Levez-vous portes éternelles. Cette exigence de la lutte n’est pas nouvelle dans le christianisme. C’est la vérité éternelle. Sans lutte, on ne remporte pas la victoire ; sans victoire, on n’obtient pas la paix. Sans paix, la joie humaine n’est qu’une joie apparente, fausse et stérile ; elle ne se manifeste ni par une aide apportée aux hommes, ni par la pratique de la charité et de la justice, du pardon et de la miséricorde, ni par le service de Dieu.

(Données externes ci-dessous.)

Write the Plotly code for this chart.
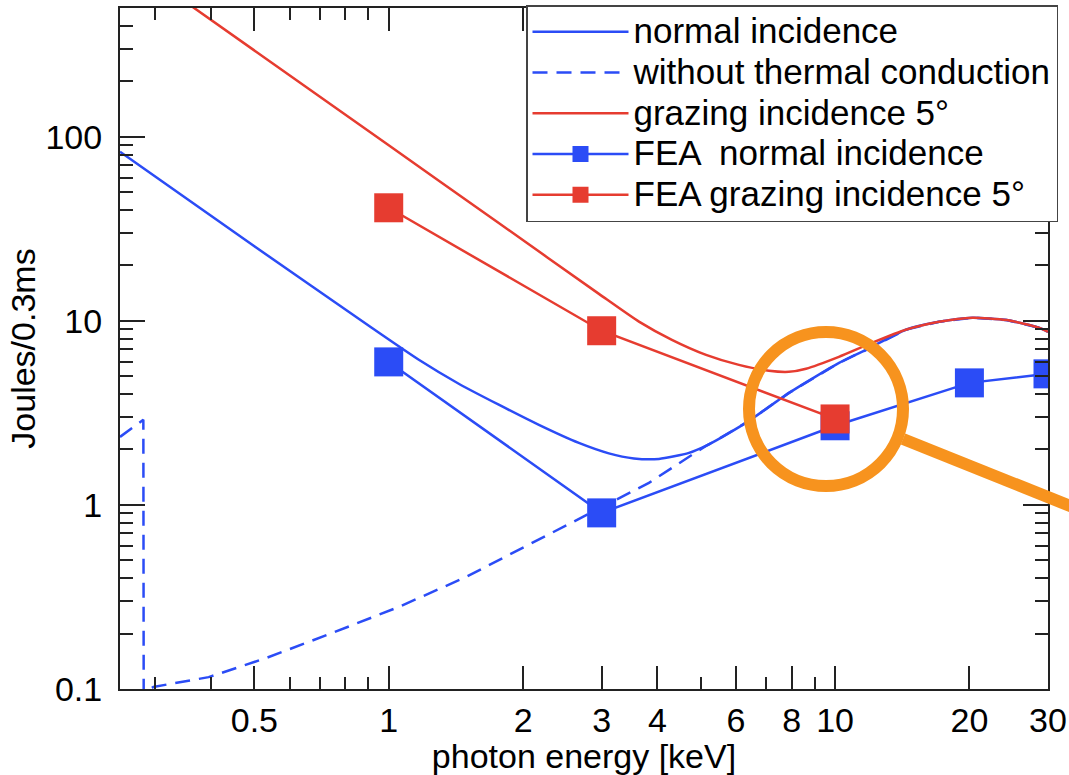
import plotly.graph_objects as go

# ---------------- data ----------------
normal_x = [0.25, 0.5, 0.916, 1.168, 1.435, 1.764, 2.17, 2.667, 3.113, 3.543, 4.031, 4.707,
            5.137, 5.494, 6.414, 7.886, 10.21, 11.74, 14.4, 17.1, 20.3, 24.2, 28.7, 30]
normal_y = [82.9, 25.4, 9.16, 6.14, 4.55, 3.50, 2.72, 2.17, 1.905, 1.789, 1.778, 1.917,
            2.093, 2.285, 2.86, 4.06, 5.91, 6.96, 8.94, 9.88, 10.4, 10.1, 9.16, 8.71]

nocond_x = [0.25, 0.282, 0.2825, 0.297, 0.395, 0.53, 0.745, 1.053, 1.49, 2.09, 2.853,
            3.828, 5.137, 5.494, 6.414, 7.886, 10.21, 11.74, 14.4, 17.1, 20.3, 24.2, 28.7, 30]
nocond_y = [2.34, 2.90, 0.095, 0.1026, 0.116, 0.147, 0.201, 0.279, 0.406, 0.621, 0.916,
            1.317, 2.093, 2.285, 2.86, 4.06, 5.91, 6.96, 8.94, 9.88, 10.4, 10.1, 9.16, 8.71]

grazing_x = [0.35, 1.0, 1.764, 2.958, 3.636, 4.31, 5.14, 6.09, 7.11, 7.88, 8.61, 10.2, 12.1,
             14.4, 17.1, 20.3, 24.2, 28.7, 30]
grazing_y = [541, 89.8, 34.0, 14.0, 9.9, 7.88, 6.53, 5.76, 5.35, 5.28, 5.49, 6.37, 7.59,
             8.94, 9.88, 10.4, 10.1, 9.16, 8.71]

fea_normal_x = [1, 3, 10, 20, 30]
fea_normal_y = [5.98, 0.905, 2.69, 4.60, 5.15]

fea_grazing_x = [1, 3, 10]
fea_grazing_y = [41.1, 8.83, 2.93]

series_names = ["normal incidence", "without thermal conduction", "grazing incidence 5°",
                "FEA  normal incidence", "FEA grazing incidence 5°"]

x_tickvals = [0.5, 1, 2, 3, 4, 6, 8, 10, 20, 30]
x_ticktext = ["0.5", "1", "2", "3", "4", "6", "8", "10", "20", "30"]
x_minor = [0.3, 0.4, 0.6, 0.7, 0.8, 0.9, 5, 7, 9]
y_tickvals = [0.1, 1, 10, 100]
y_ticktext = ["0.1", "1", "10", "100"]
y_minor = [m * d for d in (0.1, 1, 10, 100) for m in range(2, 10) if m * d <= 500]

# ---------------- style ----------------
BLUE = "#2B4CF6"
RED = "#E63C30"
ORANGE = "#F7931E"
FONT = "Liberation Sans, Arial, Helvetica, sans-serif"

W, H = 1069, 775
ML, MR, MT, MB = 120, 21, 8, 86
PW, PH = W - ML - MR, H - MT - MB


def px2paper_x(px):
    return (px - ML) / PW


def px2paper_y(py):
    return (H - MB - py) / PH


def legend_label(s):
    return '<span style="font-size:35px">' + s + '</span>'


fig = go.Figure()
fig.add_trace(go.Scatter(x=normal_x, y=normal_y, mode="lines", name=legend_label(series_names[0]),
                         line=dict(color=BLUE, width=2.5, shape="spline", smoothing=0.6)))
fig.add_trace(go.Scatter(x=nocond_x, y=nocond_y, mode="lines", name=legend_label(series_names[1]),
                         line=dict(color=BLUE, width=2.5, dash="15px,9px")))
fig.add_trace(go.Scatter(x=grazing_x, y=grazing_y, mode="lines", name=legend_label(series_names[2]),
                         line=dict(color=RED, width=2.5, shape="spline", smoothing=0.6)))
fig.add_trace(go.Scatter(x=fea_normal_x, y=fea_normal_y, mode="lines+markers",
                         name=legend_label(series_names[3]),
                         line=dict(color=BLUE, width=2.5),
                         marker=dict(symbol="square", size=29, color=BLUE)))
fig.add_trace(go.Scatter(x=fea_grazing_x, y=fea_grazing_y, mode="lines+markers",
                         name=legend_label(series_names[4]),
                         line=dict(color=RED, width=2.5),
                         marker=dict(symbol="square", size=29, color=RED)))

axis_common = dict(type="log", showgrid=False, zeroline=False, showline=True, automargin=False,
                   linecolor="#222", linewidth=2, mirror="allticks", ticks="inside",
                   tickcolor="#222", tickwidth=2, tickfont=dict(family=FONT, size=34, color="black"))

fig.update_xaxes(**axis_common, range=[-0.60206, 1.47712], tickmode="array",
                 tickvals=x_tickvals, ticktext=x_ticktext, ticklen=23,
                 minor=dict(tickmode="array", tickvals=x_minor, ticks="inside", ticklen=12,
                            tickcolor="#222", tickwidth=2),
                 title=dict(text="photon energy [keV]", font=dict(family=FONT, size=34, color="black"),
                            standoff=4))
fig.update_yaxes(**axis_common, range=[-1, 2.699], tickmode="array",
                 tickvals=y_tickvals, ticktext=y_ticktext, ticklen=25, ticklabelstandoff=9,
                 minor=dict(tickmode="array", tickvals=y_minor, ticks="inside", ticklen=13,
                            tickcolor="#222", tickwidth=2),
                 title=dict(text="Joules/0.3ms", font=dict(family=FONT, size=34, color="black"),
                            standoff=0))

# orange highlight circle with pointer line
cx, cy, r = px2paper_x(826), px2paper_y(409), 77
fig.add_shape(type="circle", xref="paper", yref="paper", xsizemode="pixel", ysizemode="pixel",
              xanchor=cx, yanchor=cy, x0=-r, x1=r, y0=-r, y1=r,
              line=dict(color=ORANGE, width=12), layer="above")
fig.add_shape(type="line", xref="paper", yref="paper",
              x0=px2paper_x(903), y0=px2paper_y(439), x1=px2paper_x(1080), y1=px2paper_y(510),
              line=dict(color=ORANGE, width=12), layer="above")

fig.update_layout(
    width=W, height=H, margin=dict(l=ML, r=MR, t=MT, b=MB, autoexpand=False),
    paper_bgcolor="white", plot_bgcolor="white",
    font=dict(family=FONT, size=34, color="black"),
    legend=dict(x=px2paper_x(1058), xanchor="right", y=px2paper_y(5), yanchor="top",
                bgcolor="white", bordercolor="#444", borderwidth=1.5,
                font=dict(family=FONT, size=29, color="black"), itemwidth=96,
                tracegroupgap=0),
)

fig.write_html("out.html", config={"displayModeBar": False},
               post_script="document.body.style.margin='0px';document.body.style.overflow='hidden';")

Maintenant, en dedans et en dehors de l’Église, en haut comme en bas de l’échelle, il semble que beaucoup aient renoncé à la lutte — à cette guerre personnelle contre leurs propres faiblesses —, pour se livrer, avec armes et bagages, à des servitudes qui avilissent l’âme. Tous les chrétiens seront toujours menacés de ce danger.

C’est pourquoi il nous faut recourir avec insistance à la Très Sainte Trinité, pour qu’elle ait compassion de tous. En parlant de cela, je tremble à l’idée de la justice de Dieu. Je fais appel à sa miséricorde, à sa compassion, pour qu’il ne regarde pas nos péchés, mais les mérites du Christ et ceux de sa sainte Mère, qui est aussi notre Mère, ceux du Patriarche saint Joseph qui lui tient lieu de Père, ceux des saints.

Le chrétien peut vivre avec l’assurance que, s’il désire lutter, Dieu le saisira de sa main droite, comme on peut le lire à la messe d’aujourd’hui. Jésus, qui entre à Jérusalem en chevauchant un pauvre âne, est le Roi de paix qui nous dit : le royaume des cieux est emporté de force, et ce sont les violents qui le conquièrent.

Cette force ne doit pas se traduire par la violence envers les autres : c’est la force qui s’exerce à combattre nos propres faiblesses et nos misères ; c’est la vaillance qui nous empêche de déguiser nos infidélités personnelles ; c’est l’audace qui nous fait confesser la foi, même quand l’ambiance lui est contraire.

Aujourd’hui comme hier, c’est l’héroïsme que l’on attend d’un chrétien. Héroïsme dans les grandes luttes, s’il le faut. Héroïsme — et c’est cela qui est normal — dans les petites batailles de chaque jour. Quand on lutte continuellement, avec Amour, de cette façon qui paraît insignifiante, le Seigneur est toujours aux cotés de ses enfants, comme un pasteur plein d’amour : Moi-même, je paîtrai mes brebis ; moi, je les ferai reposer. Je chercherai celle qui était perdue, je ramènerai celle qui était égarée ; je panserai celle qui est blessée, et je rendrai force à celle qui est infirme… ils seront en sécurité sur leur terre, et ils sauront que je suis Yahwé, quand je briserai les barres de leur joug, et que je les délivrerai de ceux qui les asservissent.